Saturday, April 15, 2006

Mushaboom


This has been a long, slow-simmering crush, but maybe it's time to tell the world that Feist and I are in love and are going to be married on a mountain top with flowers and flutes and garlands of herbs and she will sing beautiful melodies to me as we watch the sunset.

We are registered here, but we can always use another toaster or gear for our beautiful Arabian steeds as we collect moments one by one. (Please no saddles, we prefer to ride bareback through the mountain meadows).

Friday, April 14, 2006

Concrete is AWESOME!

This is just cool.

Take THAT you over-sized runaway dumptruck!

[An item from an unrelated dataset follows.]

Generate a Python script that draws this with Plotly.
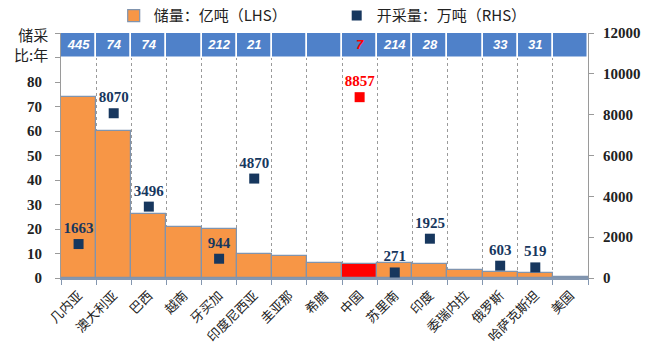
import plotly.graph_objects as go

countries = ["几内亚", "澳大利亚", "巴西", "越南", "牙买加", "印度尼西亚", "圭亚那", "希腊",
             "中国", "苏里南", "印度", "委瑞内拉", "俄罗斯", "哈萨克斯坦", "美国"]
reserves = [74, 60, 26, 21, 20, 10, 8.8, 6.1, 5.9, 6.1, 5.8, 3.4, 2.3, 1.9, 0.3]  # 亿吨
production = [1663, 8070, 3496, None, 944, 4870, None, None, 8857, 271, 1925, None, 603, 519, None]  # 万吨
rp_ratio = ["445", "74", "74", "", "212", "21", "", "", "7", "214", "28", "", "33", "31", ""]  # 储采比:年

highlight = "中国"
ORANGE = "#F79646"
RED = "#FF0000"
NAVY = "#17375E"
BAND = "#4F81C9"
SERIF = "Liberation Serif, Times New Roman, serif"
CJK = "Noto Sans CJK SC"

bar_colors = [RED if c == highlight else ORANGE for c in countries]
mk_colors = [RED if c == highlight else NAVY for c in countries]
prod_text = [f"{v}" if v is not None else "" for v in production]
band_text_colors = [RED if c == highlight else "white" for c in countries]

fig = go.Figure()

# reserves bars on the left axis
fig.add_trace(go.Bar(
    x=countries, y=reserves, width=1.0, name="储量：亿吨（LHS）",
    marker=dict(color=bar_colors, line=dict(color="#8094AE", width=1.2)),
    yaxis="y",
))

# top band with reserve-to-production ratio
fig.add_trace(go.Bar(
    x=countries, y=[10] * len(countries), base=[90] * len(countries), width=1.0,
    marker=dict(color=BAND, line=dict(color="white", width=1.5)),
    showlegend=False, hoverinfo="skip", yaxis="y",
))
fig.add_trace(go.Scatter(
    x=countries, y=[95] * len(countries), mode="text", text=rp_ratio,
    textfont=dict(family="Arial, sans-serif", size=13, color=band_text_colors,
                  style="italic", weight="bold"),
    showlegend=False, hoverinfo="skip", yaxis="y",
))

# production markers on the right axis
fig.add_trace(go.Scatter(
    x=countries, y=production, mode="markers+text", name="开采量：万吨（RHS）",
    marker=dict(symbol="square", size=10, color=mk_colors),
    text=prod_text, textposition="top center",
    textfont=dict(family=SERIF, size=15, color=mk_colors, weight="bold"),
    yaxis="y2",
))

fig.update_layout(
    width=651, height=344,
    margin=dict(l=61, r=63, t=33, b=66, autoexpand=False),
    plot_bgcolor="white", paper_bgcolor="white",
    barmode="overlay", bargap=0,
    showlegend=True,
    legend=dict(orientation="h", x=0.1, xanchor="left", y=1.07, yanchor="middle",
                font=dict(family=CJK, size=15, color="#222"),
                entrywidth=178, entrywidthmode="pixels", itemwidth=30,
                traceorder="normal", bgcolor="rgba(0,0,0,0)"),
    xaxis=dict(
        type="category", tickson="boundaries", tickangle=-45, automargin=False,
        tickfont=dict(family=CJK, size=13, color="#222"),
        showgrid=True, gridcolor="#9a9a9a", griddash="dot", gridwidth=1,
        showline=True, linecolor="#8497B0", linewidth=1.5,
        ticks="outside", ticklen=5, tickcolor="#8497B0", ticklabelstandoff=3,
        range=[-0.5, len(countries) - 0.5],
    ),
    yaxis=dict(
        range=[0, 100], tickvals=list(range(0, 101, 10)), automargin=False,
        ticktext=[str(v) for v in range(0, 81, 10)] + ["", ""],
        tickfont=dict(family=SERIF, size=15, color="#222", weight="bold"),
        showgrid=False, zeroline=False,
        showline=True, linecolor="#9a9a9a", linewidth=1,
        ticks="outside", ticklen=5, tickcolor="#9a9a9a", ticklabelstandoff=10,
    ),
    yaxis2=dict(
        overlaying="y", side="right", range=[0, 12000], automargin=False,
        tickvals=list(range(0, 12001, 2000)), tickformat="d",
        tickfont=dict(family=SERIF, size=15, color="#222", weight="bold"),
        showgrid=False, zeroline=False,
        showline=True, linecolor="#9a9a9a", linewidth=1,
        ticks="outside", ticklen=5, tickcolor="#9a9a9a", ticklabelstandoff=6,
    ),
    annotations=[dict(
        text="储采<br>比:年", xref="paper", yref="paper", x=-0.02, y=0.955,
        xanchor="right", yanchor="middle", showarrow=False, align="right",
        font=dict(family=CJK, size=15, color="#222"),
    )],
)

fig.write_html("out.html")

And I just liked this picture. Screw the Escalade, when I'm a rich rapper I'm going to buy a CAT dumptruck and go drive over top of everyones else's puny little pimped-out rides.

Tuesday, April 11, 2006

The Skulls

While I'm still waiting for my exotic sportscar, political and business connections, access to all the hot chicks I could ever want, and a life free from the consequences of my actions, I assure you that I am in fact a member of an elite fraternity that includes many of the most powerful men and women in the world. I even have a certificate to prove it.

Apparently they're cutting back on the wrist branding and accompanying Rolex watches this year.

Friday, April 07, 2006

R.I.C.E.

Well, it happened again. A freak occurrence has yet again ruined an otherwise enjoyable athletic endeavor. I decided to get a couple runs in at the courts at Gold's after a little convincing from the 9 guys trying to run 5s. While I didn't play very well--mostly due to the fact that I had just completed a rather exhausting full-body workout with my pops--my presence on the team alone was enough to carry us to several consecutive victories (even beating the highly-touted team led by none other than former Cougar standout, Mike Hall). The competition declined rather precipitously the last couple games and I was about to call it quits and head for home and homework, but hoping to get in at least a couple more decent shots, I decided on just one more run. I can't believe I haven't learned my lesson yet. Everything bad always happens in that "one more game." So we started out to a quick lead and then after successfully defending a one-on-three fastbreak, I grabbed the ball on the rebound and pivoted to head upcourt. In the midst of the pivot my non-basketball shoes turned awkwardly and so did my ankle. While I wasn't greeted with the typical burst of heat that accompanies an ankle injury, I knew I was done. This wasn't the time to gut it out and finish the game, this was the time to retreat quickly and immerse my ankle in a large bucket full of icewater. Lest anyone feel the need to question my courage or competitive drive, this picture is actually from intramural football when I sprained my ankle after a stupid former cheerleader fell on it right before halftime. In the face of overwhelming odds and totally bitchin' pain, I came back in the second half, completely dominated the opposing team with a balanced offensive attack, and handed them a crushing defeat. This, however, had nothing to do with winning an ever-elusive intramural t-shirt and garbage ball at Gold's is not worth worsening an injury.
So anyone that wants to come comfort me and soothe my wounds is more than welcome. I'll be lying on the couch with my foot immersed in icewater. Except of course when I'm blogging when I should be working on my 30-page lobbying paper.

Monday, April 03, 2006

Senior Night

My four-year run as a ballboy for the men's volleyball team came to an inauspicious end this past weekend. I handed my camera over to Natali, hoping to photodocument at least one small part of my lengthy tenure. As it turns out, she is not a very good photographer and I now have several digital depictions of royal blue blurs that I can only guess are me in the Smith Fieldhouse. Here is by far the best of the bunch, a keen representation of the comaraderie that was shared by Ben and I this year. Ben came out and showed a lot of enthusiasm and hustle and his efforts were greatly appreciated. While Ben's efforts were truly commendable, Bracken left shoes that could never be filled and was deeply missed by his ballboy counterpart, as well as by the players and fans. In a fitting tribute to all that we accomplished on the court together, no one made mention of us in their parting speeches and I left alone. (Well, at least on one of the nights).